> **What you should do**: Give a verbatim copy of the lines below, minus the pictures.

> **Provided material**:
>>

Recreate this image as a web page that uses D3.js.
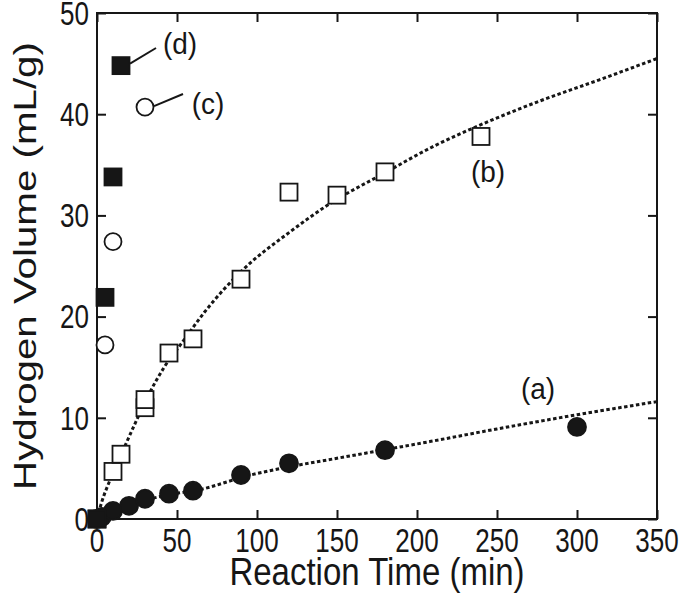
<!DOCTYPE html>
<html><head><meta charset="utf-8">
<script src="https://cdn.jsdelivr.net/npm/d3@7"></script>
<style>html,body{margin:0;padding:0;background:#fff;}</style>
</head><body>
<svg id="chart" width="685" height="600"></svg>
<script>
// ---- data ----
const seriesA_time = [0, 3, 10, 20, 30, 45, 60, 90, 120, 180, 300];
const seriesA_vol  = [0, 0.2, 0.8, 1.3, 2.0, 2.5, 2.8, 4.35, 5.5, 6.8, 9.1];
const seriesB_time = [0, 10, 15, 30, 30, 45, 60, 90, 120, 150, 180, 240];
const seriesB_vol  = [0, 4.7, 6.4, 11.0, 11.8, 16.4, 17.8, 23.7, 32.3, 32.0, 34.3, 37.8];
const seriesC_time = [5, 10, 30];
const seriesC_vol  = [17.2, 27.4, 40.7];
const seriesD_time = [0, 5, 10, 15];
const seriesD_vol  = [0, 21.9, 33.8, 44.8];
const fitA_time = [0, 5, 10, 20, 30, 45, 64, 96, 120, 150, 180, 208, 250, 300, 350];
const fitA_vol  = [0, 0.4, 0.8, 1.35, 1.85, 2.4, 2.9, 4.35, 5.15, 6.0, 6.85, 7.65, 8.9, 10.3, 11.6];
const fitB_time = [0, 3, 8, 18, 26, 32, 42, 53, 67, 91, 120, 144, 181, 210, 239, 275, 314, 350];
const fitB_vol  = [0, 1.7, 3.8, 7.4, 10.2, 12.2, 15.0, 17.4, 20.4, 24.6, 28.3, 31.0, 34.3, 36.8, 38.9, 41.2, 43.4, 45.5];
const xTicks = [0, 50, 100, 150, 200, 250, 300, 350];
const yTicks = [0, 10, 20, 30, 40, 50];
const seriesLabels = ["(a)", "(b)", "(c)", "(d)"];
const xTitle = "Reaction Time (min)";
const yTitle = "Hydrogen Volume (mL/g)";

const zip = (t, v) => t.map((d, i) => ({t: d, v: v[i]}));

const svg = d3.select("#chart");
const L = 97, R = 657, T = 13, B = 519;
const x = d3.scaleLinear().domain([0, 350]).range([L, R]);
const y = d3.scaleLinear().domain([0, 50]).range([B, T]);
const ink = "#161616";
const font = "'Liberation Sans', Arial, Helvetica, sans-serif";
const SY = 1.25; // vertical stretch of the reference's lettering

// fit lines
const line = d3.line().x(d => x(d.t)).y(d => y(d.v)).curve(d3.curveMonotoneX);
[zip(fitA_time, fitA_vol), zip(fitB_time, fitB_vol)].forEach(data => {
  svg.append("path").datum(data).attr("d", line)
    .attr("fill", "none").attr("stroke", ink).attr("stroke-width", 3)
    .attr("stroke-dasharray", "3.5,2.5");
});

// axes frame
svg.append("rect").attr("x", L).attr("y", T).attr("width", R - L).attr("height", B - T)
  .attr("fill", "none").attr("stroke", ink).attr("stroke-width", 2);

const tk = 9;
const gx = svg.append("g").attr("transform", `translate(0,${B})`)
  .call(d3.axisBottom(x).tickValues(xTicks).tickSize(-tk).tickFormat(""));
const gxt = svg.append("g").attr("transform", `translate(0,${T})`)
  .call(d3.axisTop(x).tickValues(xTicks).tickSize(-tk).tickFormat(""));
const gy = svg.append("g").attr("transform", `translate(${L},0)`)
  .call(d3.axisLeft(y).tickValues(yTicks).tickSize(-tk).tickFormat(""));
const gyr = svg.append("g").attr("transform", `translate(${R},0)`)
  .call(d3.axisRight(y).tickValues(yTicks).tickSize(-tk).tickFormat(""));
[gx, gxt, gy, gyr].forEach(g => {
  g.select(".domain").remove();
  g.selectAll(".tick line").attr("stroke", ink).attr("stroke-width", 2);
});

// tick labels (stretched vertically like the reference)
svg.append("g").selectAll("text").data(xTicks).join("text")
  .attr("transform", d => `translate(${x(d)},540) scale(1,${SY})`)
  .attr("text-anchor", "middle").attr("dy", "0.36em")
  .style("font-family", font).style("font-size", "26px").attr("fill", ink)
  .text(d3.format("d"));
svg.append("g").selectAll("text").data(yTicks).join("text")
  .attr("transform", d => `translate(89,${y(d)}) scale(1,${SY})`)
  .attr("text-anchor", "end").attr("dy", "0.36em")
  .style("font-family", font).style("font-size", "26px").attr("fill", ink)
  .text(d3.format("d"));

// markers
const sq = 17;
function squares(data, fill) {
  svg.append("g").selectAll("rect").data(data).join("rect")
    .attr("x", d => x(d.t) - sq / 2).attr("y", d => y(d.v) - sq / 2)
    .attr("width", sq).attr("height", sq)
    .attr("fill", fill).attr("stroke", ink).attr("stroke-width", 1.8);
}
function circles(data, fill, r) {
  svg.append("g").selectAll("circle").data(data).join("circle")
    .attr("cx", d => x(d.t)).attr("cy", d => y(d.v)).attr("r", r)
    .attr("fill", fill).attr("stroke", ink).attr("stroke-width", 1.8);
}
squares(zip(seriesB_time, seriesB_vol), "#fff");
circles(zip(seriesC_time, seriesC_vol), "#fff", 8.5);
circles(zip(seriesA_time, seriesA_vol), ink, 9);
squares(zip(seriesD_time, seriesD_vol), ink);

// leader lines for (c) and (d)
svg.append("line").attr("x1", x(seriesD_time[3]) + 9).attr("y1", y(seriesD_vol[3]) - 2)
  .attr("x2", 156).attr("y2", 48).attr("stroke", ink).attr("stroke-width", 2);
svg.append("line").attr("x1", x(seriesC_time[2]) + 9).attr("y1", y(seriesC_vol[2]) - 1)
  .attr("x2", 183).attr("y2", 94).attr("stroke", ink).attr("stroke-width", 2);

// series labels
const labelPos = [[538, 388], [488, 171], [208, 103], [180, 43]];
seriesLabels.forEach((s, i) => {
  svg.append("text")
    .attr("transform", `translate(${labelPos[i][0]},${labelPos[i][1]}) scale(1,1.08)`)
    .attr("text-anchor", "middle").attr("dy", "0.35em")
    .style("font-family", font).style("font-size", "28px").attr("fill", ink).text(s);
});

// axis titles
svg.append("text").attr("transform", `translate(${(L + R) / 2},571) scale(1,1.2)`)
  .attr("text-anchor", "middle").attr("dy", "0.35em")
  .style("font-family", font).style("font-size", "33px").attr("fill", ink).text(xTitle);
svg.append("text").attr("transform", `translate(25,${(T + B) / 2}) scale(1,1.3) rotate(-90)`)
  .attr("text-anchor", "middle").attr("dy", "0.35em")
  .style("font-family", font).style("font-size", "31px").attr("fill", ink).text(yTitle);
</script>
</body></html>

<<

> **Answer**:
Recreate this image as a web page that uses D3.js.
<!DOCTYPE html>
<html><head><meta charset="utf-8">
<script src="https://cdn.jsdelivr.net/npm/d3@7"></script>
<style>html,body{margin:0;padding:0;background:#fff;}</style>
</head><body>
<svg id="chart" width="685" height="600"></svg>
<script>
// ---- data ----
const seriesA_time = [0, 3, 10, 20, 30, 45, 60, 90, 120, 180, 300];
const seriesA_vol  = [0, 0.2, 0.8, 1.3, 2.0, 2.5, 2.8, 4.35, 5.5, 6.8, 9.1];
const seriesB_time = [0, 10, 15, 30, 30, 45, 60, 90, 120, 150, 180, 240];
const seriesB_vol  = [0, 4.7, 6.4, 11.0, 11.8, 16.4, 17.8, 23.7, 32.3, 32.0, 34.3, 37.8];
const seriesC_time = [5, 10, 30];
const seriesC_vol  = [17.2, 27.4, 40.7];
const seriesD_time = [0, 5, 10, 15];
const seriesD_vol  = [0, 21.9, 33.8, 44.8];
const fitA_time = [0, 5, 10, 20, 30, 45, 64, 96, 120, 150, 180, 208, 250, 300, 350];
const fitA_vol  = [0, 0.4, 0.8, 1.35, 1.85, 2.4, 2.9, 4.35, 5.15, 6.0, 6.85, 7.65, 8.9, 10.3, 11.6];
const fitB_time = [0, 3, 8, 18, 26, 32, 42, 53, 67, 91, 120, 144, 181, 210, 239, 275, 314, 350];
const fitB_vol  = [0, 1.7, 3.8, 7.4, 10.2, 12.2, 15.0, 17.4, 20.4, 24.6, 28.3, 31.0, 34.3, 36.8, 38.9, 41.2, 43.4, 45.5];
const xTicks = [0, 50, 100, 150, 200, 250, 300, 350];
const yTicks = [0, 10, 20, 30, 40, 50];
const seriesLabels = ["(a)", "(b)", "(c)", "(d)"];
const xTitle = "Reaction Time (min)";
const yTitle = "Hydrogen Volume (mL/g)";

const zip = (t, v) => t.map((d, i) => ({t: d, v: v[i]}));

const svg = d3.select("#chart");
const L = 97, R = 657, T = 13, B = 519;
const x = d3.scaleLinear().domain([0, 350]).range([L, R]);
const y = d3.scaleLinear().domain([0, 50]).range([B, T]);
const ink = "#161616";
const font = "'Liberation Sans', Arial, Helvetica, sans-serif";
const SY = 1.25; // vertical stretch of the reference's lettering

// fit lines
const line = d3.line().x(d => x(d.t)).y(d => y(d.v)).curve(d3.curveMonotoneX);
[zip(fitA_time, fitA_vol), zip(fitB_time, fitB_vol)].forEach(data => {
  svg.append("path").datum(data).attr("d", line)
    .attr("fill", "none").attr("stroke", ink).attr("stroke-width", 3)
    .attr("stroke-dasharray", "3.5,2.5");
});

// axes frame
svg.append("rect").attr("x", L).attr("y", T).attr("width", R - L).attr("height", B - T)
  .attr("fill", "none").attr("stroke", ink).attr("stroke-width", 2);

const tk = 9;
const gx = svg.append("g").attr("transform", `translate(0,${B})`)
  .call(d3.axisBottom(x).tickValues(xTicks).tickSize(-tk).tickFormat(""));
const gxt = svg.append("g").attr("transform", `translate(0,${T})`)
  .call(d3.axisTop(x).tickValues(xTicks).tickSize(-tk).tickFormat(""));
const gy = svg.append("g").attr("transform", `translate(${L},0)`)
  .call(d3.axisLeft(y).tickValues(yTicks).tickSize(-tk).tickFormat(""));
const gyr = svg.append("g").attr("transform", `translate(${R},0)`)
  .call(d3.axisRight(y).tickValues(yTicks).tickSize(-tk).tickFormat(""));
[gx, gxt, gy, gyr].forEach(g => {
  g.select(".domain").remove();
  g.selectAll(".tick line").attr("stroke", ink).attr("stroke-width", 2);
});

// tick labels (stretched vertically like the reference)
svg.append("g").selectAll("text").data(xTicks).join("text")
  .attr("transform", d => `translate(${x(d)},540) scale(1,${SY})`)
  .attr("text-anchor", "middle").attr("dy", "0.36em")
  .style("font-family", font).style("font-size", "26px").attr("fill", ink)
  .text(d3.format("d"));
svg.append("g").selectAll("text").data(yTicks).join("text")
  .attr("transform", d => `translate(89,${y(d)}) scale(1,${SY})`)
  .attr("text-anchor", "end").attr("dy", "0.36em")
  .style("font-family", font).style("font-size", "26px").attr("fill", ink)
  .text(d3.format("d"));

// markers
const sq = 17;
function squares(data, fill) {
  svg.append("g").selectAll("rect").data(data).join("rect")
    .attr("x", d => x(d.t) - sq / 2).attr("y", d => y(d.v) - sq / 2)
    .attr("width", sq).attr("height", sq)
    .attr("fill", fill).attr("stroke", ink).attr("stroke-width", 1.8);
}
function circles(data, fill, r) {
  svg.append("g").selectAll("circle").data(data).join("circle")
    .attr("cx", d => x(d.t)).attr("cy", d => y(d.v)).attr("r", r)
    .attr("fill", fill).attr("stroke", ink).attr("stroke-width", 1.8);
}
squares(zip(seriesB_time, seriesB_vol), "#fff");
circles(zip(seriesC_time, seriesC_vol), "#fff", 8.5);
circles(zip(seriesA_time, seriesA_vol), ink, 9);
squares(zip(seriesD_time, seriesD_vol), ink);

// leader lines for (c) and (d)
svg.append("line").attr("x1", x(seriesD_time[3]) + 9).attr("y1", y(seriesD_vol[3]) - 2)
  .attr("x2", 156).attr("y2", 48).attr("stroke", ink).attr("stroke-width", 2);
svg.append("line").attr("x1", x(seriesC_time[2]) + 9).attr("y1", y(seriesC_vol[2]) - 1)
  .attr("x2", 183).attr("y2", 94).attr("stroke", ink).attr("stroke-width", 2);

// series labels
const labelPos = [[538, 388], [488, 171], [208, 103], [180, 43]];
seriesLabels.forEach((s, i) => {
  svg.append("text")
    .attr("transform", `translate(${labelPos[i][0]},${labelPos[i][1]}) scale(1,1.08)`)
    .attr("text-anchor", "middle").attr("dy", "0.35em")
    .style("font-family", font).style("font-size", "28px").attr("fill", ink).text(s);
});

// axis titles
svg.append("text").attr("transform", `translate(${(L + R) / 2},571) scale(1,1.2)`)
  .attr("text-anchor", "middle").attr("dy", "0.35em")
  .style("font-family", font).style("font-size", "33px").attr("fill", ink).text(xTitle);
svg.append("text").attr("transform", `translate(25,${(T + B) / 2}) scale(1,1.3) rotate(-90)`)
  .attr("text-anchor", "middle").attr("dy", "0.35em")
  .style("font-family", font).style("font-size", "31px").attr("fill", ink).text(yTitle);
</script>
</body></html>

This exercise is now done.